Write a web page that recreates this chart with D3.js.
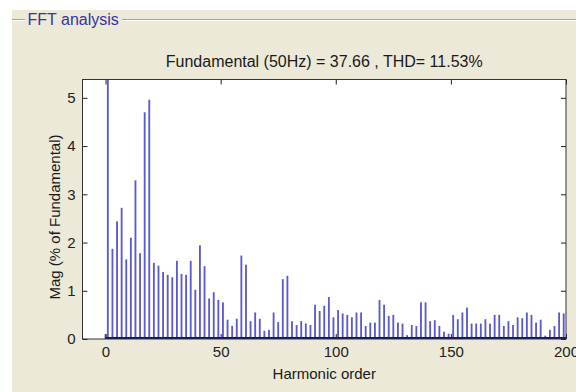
<!DOCTYPE html>
<html>
<head>
<meta charset="utf-8">
<script src="https://cdn.jsdelivr.net/npm/d3@7"></script>
<style>
    body { margin: 0; background: #ffffff; }
    svg text { font-family: "Liberation Sans", Arial, sans-serif; }
</style>
</head>
<body>
<svg id="chart" width="576" height="392"></svg>
<script>
// texts
const panelTitle = "FFT analysis";
const chartTitle = "Fundamental (50Hz) = 37.66 , THD= 11.53%";
const xLabel = "Harmonic order";
const yLabel = "Mag (% of Fundamental)";

// ticks
const xTicks = [0, 50, 100, 150, 200];
const yTicks = [0, 1, 2, 3, 4, 5];

// DC component and odd harmonics 1..199 (% of fundamental)
const dcValue = 0.1;
const orders = d3.range(1, 200, 2);
const mags = [
    100, 1.87, 2.44, 2.72, 1.65, 2.10, 3.29, 1.78, 4.70, 4.96,   // 1-19
    1.58, 1.52, 1.39, 1.33, 1.28, 1.62, 1.35, 1.33, 1.62, 1.02,  // 21-39
    1.94, 1.51, 0.84, 0.97, 0.81, 0.76, 0.40, 0.27, 0.42, 1.73,  // 41-59
    1.54, 0.37, 0.55, 0.42, 0.17, 0.19, 0.55, 0.35, 1.24, 1.31,  // 61-79
    0.37, 0.29, 0.37, 0.32, 0.29, 0.71, 0.58, 0.69, 0.87, 0.45,  // 81-99
    0.60, 0.53, 0.50, 0.45, 0.55, 0.55, 0.27, 0.34, 0.34, 0.81,  // 101-119
    0.71, 0.48, 0.50, 0.34, 0.32, 0.08, 0.29, 0.27, 0.76, 0.76,  // 121-139
    0.37, 0.39, 0.27, 0.15, 0.11, 0.50, 0.41, 0.55, 0.65, 0.32,  // 141-159
    0.32, 0.32, 0.41, 0.32, 0.50, 0.50, 0.27, 0.37, 0.29, 0.45,  // 161-179
    0.43, 0.55, 0.50, 0.34, 0.40, 0.07, 0.19, 0.27, 0.55, 0.53   // 181-199
];

const barData = [{ h: 0, v: dcValue }].concat(orders.map((h, i) => ({ h: h, v: mags[i] })));

const svg = d3.select("#chart");
const attr_area = {
    left: 82.5,
    right: 566,
    top: 79.5,
    bottom: 339
};

// panel background (group box)
function drawPanel() {
    svg.append("rect")
        .attr("x", 12).attr("y", 10)
        .attr("width", 576 - 12).attr("height", 392 - 10)
        .style("fill", "#ece9d8");

    const lines = [[12, 25], [122, 576]];
    lines.forEach(l => {
        svg.append("line")
            .attr("x1", l[0]).attr("x2", l[1])
            .attr("y1", 19.5).attr("y2", 19.5)
            .style("stroke", "#a8a595");
        svg.append("line")
            .attr("x1", l[0]).attr("x2", l[1])
            .attr("y1", 20.5).attr("y2", 20.5)
            .style("stroke", "#ffffff");
    });

    svg.append("text")
        .attr("x", 27.5).attr("y", 24.5)
        .style("font-size", "16px")
        .style("fill", "#3434a6")
        .text(panelTitle);
}

function createScales() {
    const scaleX = d3.scaleLinear()
        .domain([-10, 200])
        .range([attr_area.left, attr_area.right]);
    const scaleY = d3.scaleLinear()
        .domain([0, 5.38])
        .range([attr_area.bottom, attr_area.top]);
    return [scaleX, scaleY];
}

function drawBars(scaleX, scaleY) {
    svg.append("clipPath")
        .attr("id", "plotClip")
        .append("rect")
        .attr("x", attr_area.left).attr("y", attr_area.top)
        .attr("width", attr_area.right - attr_area.left)
        .attr("height", attr_area.bottom - attr_area.top);

    const w = scaleX(0.8) - scaleX(0);
    svg.append("g")
        .attr("clip-path", "url(#plotClip)")
        .selectAll("rect")
        .data(barData)
        .join("rect")
        .attr("x", d => scaleX(d.h) - w / 2)
        .attr("y", d => scaleY(d.v))
        .attr("width", w)
        .attr("height", d => scaleY(0) - scaleY(d.v))
        .style("fill", "#5a5ad0");

    // even harmonics are near zero and merge into a dark base line
    svg.append("line")
        .attr("x1", scaleX(0)).attr("x2", scaleX(200))
        .attr("y1", scaleY(0) - 1).attr("y2", scaleY(0) - 1)
        .style("stroke", "#12127e")
        .style("stroke-width", 2);
}

function drawAxes(scaleX, scaleY) {
    const tickLen = -5;

    const gx = svg.append("g")
        .attr("transform", `translate(0, ${attr_area.bottom})`)
        .call(d3.axisBottom(scaleX).tickValues(xTicks).tickSizeInner(tickLen).tickSizeOuter(0).tickPadding(7));
    const gy = svg.append("g")
        .attr("transform", `translate(${attr_area.left}, 0)`)
        .call(d3.axisLeft(scaleY).tickValues(yTicks).tickFormat(d3.format("d"))
            .tickSizeInner(tickLen).tickSizeOuter(0).tickPadding(7));
    const gt = svg.append("g")
        .attr("transform", `translate(0, ${attr_area.top})`)
        .call(d3.axisTop(scaleX).tickValues(xTicks).tickSizeInner(tickLen).tickSizeOuter(0).tickFormat(""));
    const gr = svg.append("g")
        .attr("transform", `translate(${attr_area.right}, 0)`)
        .call(d3.axisRight(scaleY).tickValues(yTicks).tickSizeInner(tickLen).tickSizeOuter(0).tickFormat(""));

    [gx, gy, gt, gr].forEach(g => {
        g.select(".domain").remove();
        g.selectAll("line").style("stroke", "#222222");
        g.selectAll("text")
            .style("font-size", "15px")
            .style("font-family", "'Liberation Sans', Arial, sans-serif")
            .style("fill", "#222222");
    });

    // frame
    svg.append("rect")
        .attr("x", attr_area.left).attr("y", attr_area.top)
        .attr("width", attr_area.right - attr_area.left)
        .attr("height", attr_area.bottom - attr_area.top)
        .style("fill", "none")
        .style("stroke", "#333333");
}

function drawTexts() {
    const cx = (attr_area.left + attr_area.right) / 2;
    svg.append("text")
        .attr("x", cx).attr("y", 67)
        .attr("text-anchor", "middle")
        .style("font-size", "16px")
        .style("fill", "#1a1a1a")
        .text(chartTitle);

    svg.append("text")
        .attr("x", cx).attr("y", 379)
        .attr("text-anchor", "middle")
        .style("font-size", "15px")
        .style("fill", "#1a1a1a")
        .text(xLabel);

    svg.append("text")
        .attr("transform", "translate(59.5, 217) rotate(-90)")
        .attr("text-anchor", "middle")
        .style("font-size", "15px")
        .style("fill", "#1a1a1a")
        .text(yLabel);
}

drawPanel();
const [scX, scY] = createScales();
svg.append("rect")
    .attr("x", attr_area.left).attr("y", attr_area.top)
    .attr("width", attr_area.right - attr_area.left)
    .attr("height", attr_area.bottom - attr_area.top)
    .style("fill", "#ffffff");
drawBars(scX, scY);
drawAxes(scX, scY);
drawTexts();
</script>
</body>
</html>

▶ _Request_
Return the listing above unchanged, apart from dropping its pictures.

▶ _Answer to the task_
Write a web page that recreates this chart with D3.js.
<!DOCTYPE html>
<html>
<head>
<meta charset="utf-8">
<script src="https://cdn.jsdelivr.net/npm/d3@7"></script>
<style>
    body { margin: 0; background: #ffffff; }
    svg text { font-family: "Liberation Sans", Arial, sans-serif; }
</style>
</head>
<body>
<svg id="chart" width="576" height="392"></svg>
<script>
// texts
const panelTitle = "FFT analysis";
const chartTitle = "Fundamental (50Hz) = 37.66 , THD= 11.53%";
const xLabel = "Harmonic order";
const yLabel = "Mag (% of Fundamental)";

// ticks
const xTicks = [0, 50, 100, 150, 200];
const yTicks = [0, 1, 2, 3, 4, 5];

// DC component and odd harmonics 1..199 (% of fundamental)
const dcValue = 0.1;
const orders = d3.range(1, 200, 2);
const mags = [
    100, 1.87, 2.44, 2.72, 1.65, 2.10, 3.29, 1.78, 4.70, 4.96,   // 1-19
    1.58, 1.52, 1.39, 1.33, 1.28, 1.62, 1.35, 1.33, 1.62, 1.02,  // 21-39
    1.94, 1.51, 0.84, 0.97, 0.81, 0.76, 0.40, 0.27, 0.42, 1.73,  // 41-59
    1.54, 0.37, 0.55, 0.42, 0.17, 0.19, 0.55, 0.35, 1.24, 1.31,  // 61-79
    0.37, 0.29, 0.37, 0.32, 0.29, 0.71, 0.58, 0.69, 0.87, 0.45,  // 81-99
    0.60, 0.53, 0.50, 0.45, 0.55, 0.55, 0.27, 0.34, 0.34, 0.81,  // 101-119
    0.71, 0.48, 0.50, 0.34, 0.32, 0.08, 0.29, 0.27, 0.76, 0.76,  // 121-139
    0.37, 0.39, 0.27, 0.15, 0.11, 0.50, 0.41, 0.55, 0.65, 0.32,  // 141-159
    0.32, 0.32, 0.41, 0.32, 0.50, 0.50, 0.27, 0.37, 0.29, 0.45,  // 161-179
    0.43, 0.55, 0.50, 0.34, 0.40, 0.07, 0.19, 0.27, 0.55, 0.53   // 181-199
];

const barData = [{ h: 0, v: dcValue }].concat(orders.map((h, i) => ({ h: h, v: mags[i] })));

const svg = d3.select("#chart");
const attr_area = {
    left: 82.5,
    right: 566,
    top: 79.5,
    bottom: 339
};

// panel background (group box)
function drawPanel() {
    svg.append("rect")
        .attr("x", 12).attr("y", 10)
        .attr("width", 576 - 12).attr("height", 392 - 10)
        .style("fill", "#ece9d8");

    const lines = [[12, 25], [122, 576]];
    lines.forEach(l => {
        svg.append("line")
            .attr("x1", l[0]).attr("x2", l[1])
            .attr("y1", 19.5).attr("y2", 19.5)
            .style("stroke", "#a8a595");
        svg.append("line")
            .attr("x1", l[0]).attr("x2", l[1])
            .attr("y1", 20.5).attr("y2", 20.5)
            .style("stroke", "#ffffff");
    });

    svg.append("text")
        .attr("x", 27.5).attr("y", 24.5)
        .style("font-size", "16px")
        .style("fill", "#3434a6")
        .text(panelTitle);
}

function createScales() {
    const scaleX = d3.scaleLinear()
        .domain([-10, 200])
        .range([attr_area.left, attr_area.right]);
    const scaleY = d3.scaleLinear()
        .domain([0, 5.38])
        .range([attr_area.bottom, attr_area.top]);
    return [scaleX, scaleY];
}

function drawBars(scaleX, scaleY) {
    svg.append("clipPath")
        .attr("id", "plotClip")
        .append("rect")
        .attr("x", attr_area.left).attr("y", attr_area.top)
        .attr("width", attr_area.right - attr_area.left)
        .attr("height", attr_area.bottom - attr_area.top);

    const w = scaleX(0.8) - scaleX(0);
    svg.append("g")
        .attr("clip-path", "url(#plotClip)")
        .selectAll("rect")
        .data(barData)
        .join("rect")
        .attr("x", d => scaleX(d.h) - w / 2)
        .attr("y", d => scaleY(d.v))
        .attr("width", w)
        .attr("height", d => scaleY(0) - scaleY(d.v))
        .style("fill", "#5a5ad0");

    // even harmonics are near zero and merge into a dark base line
    svg.append("line")
        .attr("x1", scaleX(0)).attr("x2", scaleX(200))
        .attr("y1", scaleY(0) - 1).attr("y2", scaleY(0) - 1)
        .style("stroke", "#12127e")
        .style("stroke-width", 2);
}

function drawAxes(scaleX, scaleY) {
    const tickLen = -5;

    const gx = svg.append("g")
        .attr("transform", `translate(0, ${attr_area.bottom})`)
        .call(d3.axisBottom(scaleX).tickValues(xTicks).tickSizeInner(tickLen).tickSizeOuter(0).tickPadding(7));
    const gy = svg.append("g")
        .attr("transform", `translate(${attr_area.left}, 0)`)
        .call(d3.axisLeft(scaleY).tickValues(yTicks).tickFormat(d3.format("d"))
            .tickSizeInner(tickLen).tickSizeOuter(0).tickPadding(7));
    const gt = svg.append("g")
        .attr("transform", `translate(0, ${attr_area.top})`)
        .call(d3.axisTop(scaleX).tickValues(xTicks).tickSizeInner(tickLen).tickSizeOuter(0).tickFormat(""));
    const gr = svg.append("g")
        .attr("transform", `translate(${attr_area.right}, 0)`)
        .call(d3.axisRight(scaleY).tickValues(yTicks).tickSizeInner(tickLen).tickSizeOuter(0).tickFormat(""));

    [gx, gy, gt, gr].forEach(g => {
        g.select(".domain").remove();
        g.selectAll("line").style("stroke", "#222222");
        g.selectAll("text")
            .style("font-size", "15px")
            .style("font-family", "'Liberation Sans', Arial, sans-serif")
            .style("fill", "#222222");
    });

    // frame
    svg.append("rect")
        .attr("x", attr_area.left).attr("y", attr_area.top)
        .attr("width", attr_area.right - attr_area.left)
        .attr("height", attr_area.bottom - attr_area.top)
        .style("fill", "none")
        .style("stroke", "#333333");
}

function drawTexts() {
    const cx = (attr_area.left + attr_area.right) / 2;
    svg.append("text")
        .attr("x", cx).attr("y", 67)
        .attr("text-anchor", "middle")
        .style("font-size", "16px")
        .style("fill", "#1a1a1a")
        .text(chartTitle);

    svg.append("text")
        .attr("x", cx).attr("y", 379)
        .attr("text-anchor", "middle")
        .style("font-size", "15px")
        .style("fill", "#1a1a1a")
        .text(xLabel);

    svg.append("text")
        .attr("transform", "translate(59.5, 217) rotate(-90)")
        .attr("text-anchor", "middle")
        .style("font-size", "15px")
        .style("fill", "#1a1a1a")
        .text(yLabel);
}

drawPanel();
const [scX, scY] = createScales();
svg.append("rect")
    .attr("x", attr_area.left).attr("y", attr_area.top)
    .attr("width", attr_area.right - attr_area.left)
    .attr("height", attr_area.bottom - attr_area.top)
    .style("fill", "#ffffff");
drawBars(scX, scY);
drawAxes(scX, scY);
drawTexts();
</script>
</body>
</html>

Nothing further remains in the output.